Storage is preservation, not display
When you collect coins, sooner or later you have to decide how to arrange and care for them. The coins you gather may be antique, ancient, or limited editions, often from many different countries, and frequently carrying real value. Keeping them right means they hold their appearance and worth instead of slowly degrading in a drawer. So while good accessories certainly make a collection look organized and presentable, that's the secondary benefit. The primary job of any coin accessory is to take care of and preserve the coins themselves. If a holder looks great but lets your coins tone, scratch, or absorb moisture, it has failed at its only important task.

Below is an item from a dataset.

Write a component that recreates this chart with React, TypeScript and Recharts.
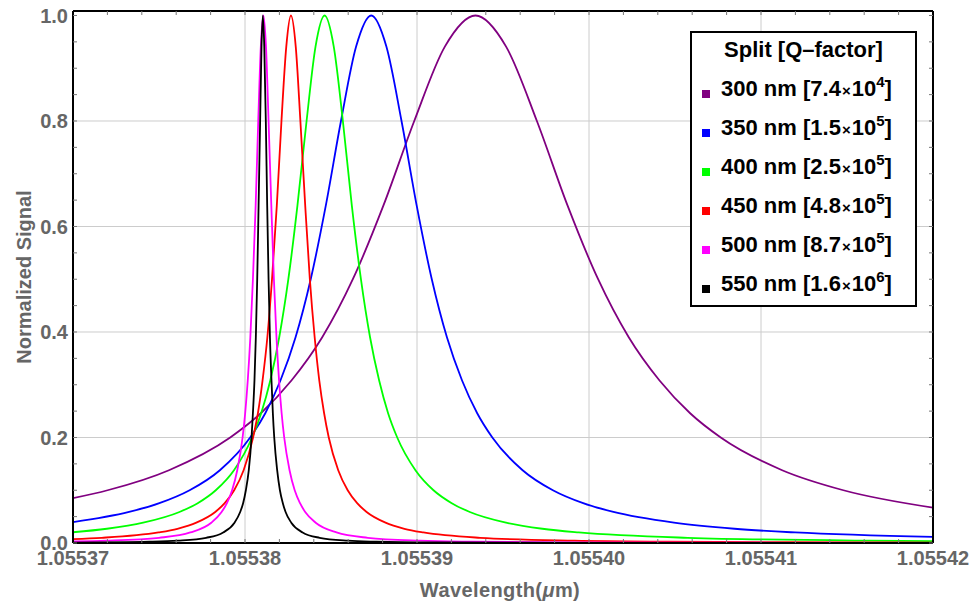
import { CartesianGrid, Label, Legend, Line, LineChart, XAxis, YAxis } from 'recharts'

const FONT = '"Liberation Sans", Arial, sans-serif'

const splits = ['300 nm', '350 nm', '400 nm', '450 nm', '500 nm', '550 nm']
const qMantissas = ['7.4', '1.5', '2.5', '4.8', '8.7', '1.6']
const qExponents = ['4', '5', '5', '5', '5', '6']
const colors = ['#800080', '#0000ff', '#00ff00', '#ff0000', '#ff00ff', '#000000']

const xTicks = [1.05537, 1.05538, 1.05539, 1.0554, 1.05541, 1.05542]
const yTicks = [0, 0.2, 0.4, 0.6, 0.8, 1.0]
const xMinorTicks = [
  1.05537, 1.055372, 1.055374, 1.055376, 1.055378, 1.05538, 1.055382, 1.055384, 1.055386,
  1.055388, 1.05539, 1.055392, 1.055394, 1.055396, 1.055398, 1.0554, 1.055402, 1.055404,
  1.055406, 1.055408, 1.05541, 1.055412, 1.055414, 1.055416, 1.055418, 1.05542,
]
const yMinorTicks = [
  0, 0.05, 0.1, 0.15, 0.2, 0.25, 0.3, 0.35, 0.4, 0.45, 0.5, 0.55, 0.6, 0.65, 0.7, 0.75, 0.8,
  0.85, 0.9, 0.95, 1.0,
]

// [wavelength (um), normalized signal]
const signal300 = [
  [1.05537, 0.085], [1.05537201, 0.1], [1.05537558, 0.138], [1.05537914, 0.2],
  [1.05538092, 0.246], [1.0553827, 0.308], [1.05538449, 0.39], [1.05538627, 0.5],
  [1.05538805, 0.64], [1.05538984, 0.8], [1.05539162, 0.941], [1.0553934, 1],
  [1.05539518, 0.941], [1.05539697, 0.8], [1.05539875, 0.64], [1.05540053, 0.5],
  [1.05540231, 0.39], [1.0554041, 0.308], [1.05540588, 0.246], [1.05540766, 0.2],
  [1.05541123, 0.138], [1.05541479, 0.1], [1.05542, 0.067],
]
const signal350 = [
  [1.05537, 0.0396], [1.05537326, 0.0588], [1.05537502, 0.0755], [1.05537678, 0.1],
  [1.05537854, 0.138], [1.0553803, 0.2], [1.05538118, 0.246], [1.05538206, 0.308],
  [1.05538294, 0.39], [1.05538382, 0.5], [1.0553847, 0.64], [1.05538558, 0.8],
  [1.05538646, 0.941], [1.05538734, 1], [1.05538822, 0.941], [1.0553891, 0.8],
  [1.05538998, 0.64], [1.05539086, 0.5], [1.05539174, 0.39], [1.05539262, 0.308],
  [1.0553935, 0.246], [1.05539438, 0.2], [1.05539614, 0.138], [1.0553979, 0.1],
  [1.05539966, 0.0755], [1.05540142, 0.0588], [1.05540494, 0.0385], [1.05540846, 0.027],
  [1.05541198, 0.02], [1.05542, 0.0115],
]
const signal400 = [
  [1.05537, 0.0204], [1.05537197, 0.027], [1.05537408, 0.0385], [1.05537619, 0.0588],
  [1.05537725, 0.0755], [1.0553783, 0.1], [1.05537936, 0.138], [1.05538041, 0.2],
  [1.05538094, 0.246], [1.05538147, 0.308], [1.05538199, 0.39], [1.05538252, 0.5],
  [1.05538305, 0.64], [1.05538358, 0.8], [1.0553841, 0.941], [1.05538463, 1],
  [1.05538516, 0.941], [1.05538569, 0.8], [1.05538621, 0.64], [1.05538674, 0.5],
  [1.05538727, 0.39], [1.0553878, 0.308], [1.05538832, 0.246], [1.05538885, 0.2],
  [1.05538991, 0.138], [1.05539096, 0.1], [1.05539202, 0.0755], [1.05539307, 0.0588],
  [1.05539518, 0.0385], [1.05539729, 0.027], [1.0553994, 0.02], [1.05540573, 0.0099],
  [1.05541628, 0.0044], [1.05542, 0.0036],
]
const signal450 = [
  [1.05537, 0.0075], [1.05537167, 0.0099], [1.05537497, 0.02], [1.05537607, 0.027],
  [1.05537717, 0.0385], [1.05537827, 0.0588], [1.05537882, 0.0755], [1.05537937, 0.1],
  [1.05537992, 0.138], [1.05538047, 0.2], [1.05538075, 0.246], [1.05538102, 0.308],
  [1.0553813, 0.39], [1.05538157, 0.5], [1.05538185, 0.64], [1.05538212, 0.8],
  [1.0553824, 0.941], [1.05538267, 1], [1.05538295, 0.941], [1.05538322, 0.8],
  [1.0553835, 0.64], [1.05538377, 0.5], [1.05538405, 0.39], [1.05538432, 0.308],
  [1.0553846, 0.246], [1.05538487, 0.2], [1.05538542, 0.138], [1.05538597, 0.1],
  [1.05538652, 0.0755], [1.05538707, 0.0588], [1.05538817, 0.0385], [1.05538927, 0.027],
  [1.05539037, 0.02], [1.05539367, 0.0099], [1.05539917, 0.0044], [1.05540467, 0.0025],
  [1.05541567, 0.0011], [1.05542, 0.0009],
]
const signal500 = [
  [1.05537, 0.003], [1.05537197, 0.0044], [1.055375, 0.0099], [1.05537682, 0.02],
  [1.05537804, 0.0385], [1.05537864, 0.0588], [1.05537895, 0.0755], [1.05537925, 0.1],
  [1.05537955, 0.138], [1.05537986, 0.2], [1.05538001, 0.246], [1.05538016, 0.308],
  [1.05538031, 0.39], [1.05538046, 0.5], [1.05538062, 0.64], [1.05538077, 0.8],
  [1.05538092, 0.941], [1.05538107, 1], [1.05538122, 0.941], [1.05538137, 0.8],
  [1.05538153, 0.64], [1.05538168, 0.5], [1.05538183, 0.39], [1.05538198, 0.308],
  [1.05538213, 0.246], [1.05538228, 0.2], [1.05538259, 0.138], [1.05538289, 0.1],
  [1.0553832, 0.0755], [1.0553835, 0.0588], [1.05538411, 0.0385], [1.05538532, 0.02],
  [1.05538714, 0.0099], [1.05539018, 0.0044], [1.05539321, 0.0025], [1.05539928, 0.0011],
  [1.05541142, 0.0004], [1.05542, 0.0002],
]
const signal550 = [
  [1.05537, 0.0009], [1.05537444, 0.0025], [1.05537609, 0.0044], [1.05537774, 0.0099],
  [1.05537873, 0.02], [1.05537939, 0.0385], [1.05537972, 0.0588], [1.05537989, 0.0755],
  [1.05538005, 0.1], [1.05538022, 0.138], [1.05538038, 0.2], [1.05538046, 0.246],
  [1.05538055, 0.308], [1.05538063, 0.39], [1.05538071, 0.5], [1.05538079, 0.64],
  [1.05538088, 0.8], [1.05538096, 0.941], [1.05538104, 1], [1.05538112, 0.941],
  [1.05538121, 0.8], [1.05538129, 0.64], [1.05538137, 0.5], [1.05538145, 0.39],
  [1.05538154, 0.308], [1.05538162, 0.246], [1.0553817, 0.2], [1.05538187, 0.138],
  [1.05538203, 0.1], [1.0553822, 0.0755], [1.05538236, 0.0588], [1.05538269, 0.0385],
  [1.05538335, 0.02], [1.05538434, 0.0099], [1.05538599, 0.0044], [1.05538764, 0.0025],
  [1.05539094, 0.0011], [1.05540084, 0.0003], [1.05542, 0.0001],
]

const seriesRows = [signal300, signal350, signal400, signal450, signal500, signal550]

const toPoints = (rows: number[][]) => rows.map(([x, y]) => ({ x, y }))

const tickStyle = { fill: '#666', fontSize: 20, fontWeight: 'bold', fontFamily: FONT }
const minorTickLine = { stroke: '#777', strokeWidth: 1 }
const frameLine = { stroke: '#000', strokeWidth: 2 }
const noLabel = () => ''

function XTitle(props: any) {
  const { viewBox } = props
  return (
    <text
      x={viewBox.x + viewBox.width / 2 - 3}
      y={viewBox.y + 54}
      textAnchor="middle"
      fill="#666"
      fontSize={20}
      fontWeight="bold"
      fontFamily={FONT}
      letterSpacing={0.4}
    >
      Wavelength(<tspan fontStyle="italic">μ</tspan>m)
    </text>
  )
}

function YTitle(props: any) {
  const { viewBox } = props
  const cx = viewBox.x + 18
  const cy = viewBox.y + viewBox.height / 2
  return (
    <text
      x={cx}
      y={cy}
      transform={`rotate(-90 ${cx} ${cy})`}
      textAnchor="middle"
      fill="#666"
      fontSize={20}
      fontWeight="bold"
      fontFamily={FONT}
    >
      Normalized Signal
    </text>
  )
}

function SplitLegend() {
  return (
    <div
      style={{
        width: 227,
        height: 276,
        boxSizing: 'border-box',
        border: '2.5px solid #000',
        background: '#fff',
        fontFamily: FONT,
        fontWeight: 'bold',
        color: '#000',
        paddingTop: 2,
      }}
    >
      <div style={{ height: 34, lineHeight: '30px', fontSize: 22, textAlign: 'center' }}>
        Split [Q–factor]
      </div>
      {splits.map((name, i) => (
        <div key={name} style={{ height: 39, display: 'flex', alignItems: 'center', fontSize: 22 }}>
          <span
            style={{
              width: 8,
              height: 8,
              background: colors[i],
              marginLeft: 10,
              marginRight: 11,
              marginTop: 10,
              flexShrink: 0,
            }}
          />
          <span style={{ whiteSpace: 'nowrap' }}>
            {name} [{qMantissas[i]}
            <span style={{ fontSize: 15, margin: '0 1px' }}>×</span>10
            <span style={{ fontSize: 15, position: 'relative', top: -9 }}>{qExponents[i]}</span>]
          </span>
        </div>
      ))}
    </div>
  )
}

export default function App() {
  return (
    <div style={{ position: 'absolute', left: 0, top: 0, width: 976, height: 606, background: '#fff' }}>
      <LineChart width={976} height={606} margin={{ top: 11, right: 43, bottom: 33, left: 13 }}>
        <CartesianGrid
          stroke="#cccccc"
          horizontalValues={[0.2, 0.4, 0.6, 0.8]}
          verticalValues={[1.05538, 1.05539, 1.0554, 1.05541]}
        />
        <XAxis
          dataKey="x"
          type="number"
          domain={[1.05537, 1.05542]}
          allowDataOverflow
          ticks={xTicks}
          interval={0}
          tickFormatter={(v: number) => v.toFixed(5)}
          tick={tickStyle}
          tickLine={false}
          axisLine={frameLine}
          height={30}
        >
          <Label content={XTitle} />
        </XAxis>
        <XAxis
          xAxisId="minorBottom"
          dataKey="x"
          type="number"
          domain={[1.05537, 1.05542]}
          allowDataOverflow
          ticks={xMinorTicks}
          interval={0}
          mirror
          tickSize={4}
          tickLine={minorTickLine}
          tickFormatter={noLabel}
          axisLine={false}
        />
        <XAxis
          xAxisId="top"
          orientation="top"
          dataKey="x"
          type="number"
          domain={[1.05537, 1.05542]}
          allowDataOverflow
          ticks={xMinorTicks}
          interval={0}
          mirror
          tickSize={4}
          tickLine={minorTickLine}
          tickFormatter={noLabel}
          axisLine={frameLine}
        />
        <YAxis
          type="number"
          domain={[0, 1.0085]}
          allowDataOverflow
          ticks={yTicks}
          interval={0}
          tickFormatter={(v: number) => v.toFixed(1)}
          tick={tickStyle}
          tickLine={false}
          tickSize={4}
          tickMargin={1}
          axisLine={frameLine}
          width={60}
        >
          <Label content={YTitle} />
        </YAxis>
        <YAxis
          yAxisId="minorLeft"
          type="number"
          domain={[0, 1.0085]}
          allowDataOverflow
          ticks={yMinorTicks}
          interval={0}
          mirror
          tickSize={4}
          tickLine={minorTickLine}
          tickFormatter={noLabel}
          axisLine={false}
        />
        <YAxis
          yAxisId="right"
          orientation="right"
          type="number"
          domain={[0, 1.0085]}
          allowDataOverflow
          ticks={yMinorTicks}
          interval={0}
          mirror
          tickSize={4}
          tickLine={minorTickLine}
          tickFormatter={noLabel}
          axisLine={frameLine}
        />
        {seriesRows.map((rows, i) => (
          <Line
            key={splits[i]}
            data={toPoints(rows)}
            dataKey="y"
            name={splits[i]}
            type="monotone"
            stroke={colors[i]}
            strokeWidth={1.8}
            dot={false}
            activeDot={false}
            isAnimationActive={false}
          />
        ))}
        <Legend
          layout="vertical"
          align="center"
          verticalAlign="middle"
          content={SplitLegend}
          wrapperStyle={{ left: 690, top: 31, width: 227, height: 276 }}
        />
      </LineChart>
    </div>
  )
}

How to choose: three factors
When you're buying, weigh three things against each other: durability, price, and usefulness. Durability matters because a holder that degrades, or that lets air and humidity reach the coins, is worse than no holder at all. Price matters because collections grow and storage costs add up, so you want to spend appropriately for what a given coin is worth. And usefulness matters because the best accessory for a globe-trotting collector is different from the best one for someone building a careful set at home. There's rarely a single right answer; there's the right answer for your coins, your budget, and how you actually use your collection. The good news is coin accessories are widely available, both in collectible stores and online, so you can compare options easily before committing.

Coin boxes
Coin boxes are probably the most commonly sought accessory, and for good reason. Their compartments make it easy to locate any given coin at a glance, and the compartments tend to be generously sized, which gives you flexibility in how you arrange things and, importantly, room to handle each coin the proper way without fumbling. That handling room matters more than it sounds; a cramped holder forces you to touch coins awkwardly, and awkward handling is how surfaces get damaged. A well-made coin storage box with roomy compartments is a workhorse, and I keep one on the desk for coins I'm actively sorting. Pair it with coin capsules for the more valuable pieces so each one is individually sealed inside its slot.
Coin albums
A coin album works like any album you'd recognize, except it's purpose-built to hold coins, usually with a transparent protective layer over each one. The big advantage is that you don't handle the coins individually once they're in place; you just turn the pages, and every coin stays protected from the wear that comes with repeated handling. That makes albums ideal for series and type collections you want to browse often without putting the coins at risk each time. The one caution from my own experience: buy a quality coin album made from inert, archival materials. A cheap one can do more harm than bare storage. For ongoing projects, a mint set folder with labeled slots adds the satisfying checklist element of seeing exactly which coins you still need.
Coin holders
Coin holders are the portable option, and they're a favorite of collectors who pick up coins while traveling. They let you carry just one coin safely rather than hauling an entire collection around, and they shield that coin from the many elements that can degrade its value while you're on the move. Lightweight and individual, they're perfect for the single special find you want to keep close. I rely on archival coin flips for everyday portable storage and a sturdier individual coin holder for anything valuable that's leaving the house.

Rounding out the kit
Beyond storage, a few tools make all of this work safely. Always handle coins with cotton coin gloves so skin oils never reach the surfaces, and keep a coin magnifier nearby so you can inspect a coin's condition without having to pull it out and touch it repeatedly. The honest bottom line is that you don't need to buy everything at once or buy the most expensive of anything. Figure out each accessory's real purpose, ask whether it genuinely fits your needs, compare prices and build quality before you choose, and remember that with storage, spending a little more on truly inert, durable materials is the cheapest insurance your collection will ever get.